In the near term, the BOT is preparing to issue two notifications.
The first will require 15 business operators that trade gold in baht on online platforms to submit transaction reports to the BOT.
For example, in cases where trading exceeds THB20 million per transaction, the BOT has sufficient information to monitor the situation.
The second will be an official notification setting a cap on baht-denominated gold trading on online platforms.
The cap is being considered at around THB50–100 million per person per day.
Although this amount accounts for only about 1–1.5% of total gold-trading volume, it represents a high-value share and has a significant impact on the baht.
Setting such a cap will not affect people who already hold gold, retail investors, or general gold shops.
The BOT expects the notifications to be issued during Jan 23–29, 2026, and to take effect around March 2026, to allow operators and gold shops time to prepare.
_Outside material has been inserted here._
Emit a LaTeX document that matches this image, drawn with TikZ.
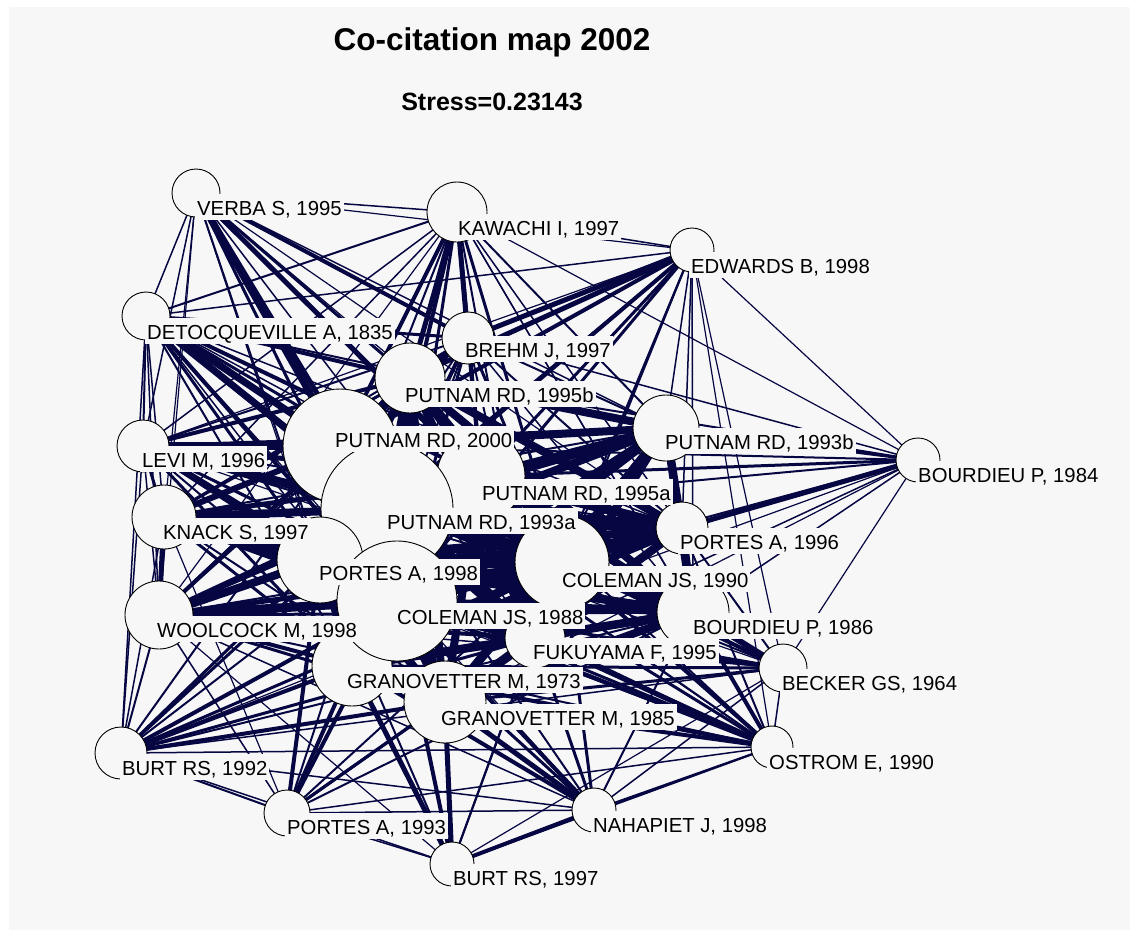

It also acknowledged that the BOT’s action to manage the baht amounts to an intervention during a period of baht strength.
However, the impact of intervention now may be less than in the past, especially before 1997, because Thailand now has agreements and trade-cooperation frameworks with the United States and other countries on currency distortion (currency manipulation), which place greater limits on intervention.
“Many people misunderstand and think the BOT can fully control the exchange rate, when in reality, trading in dollars is determined by market mechanisms. The BOT will step in only when the baht strengthens or weakens abnormally. The BOT can see only around 40% of foreign-exchange transactions that are domestic, while the remaining roughly 60% are offshore transactions, which cannot be fully monitored.”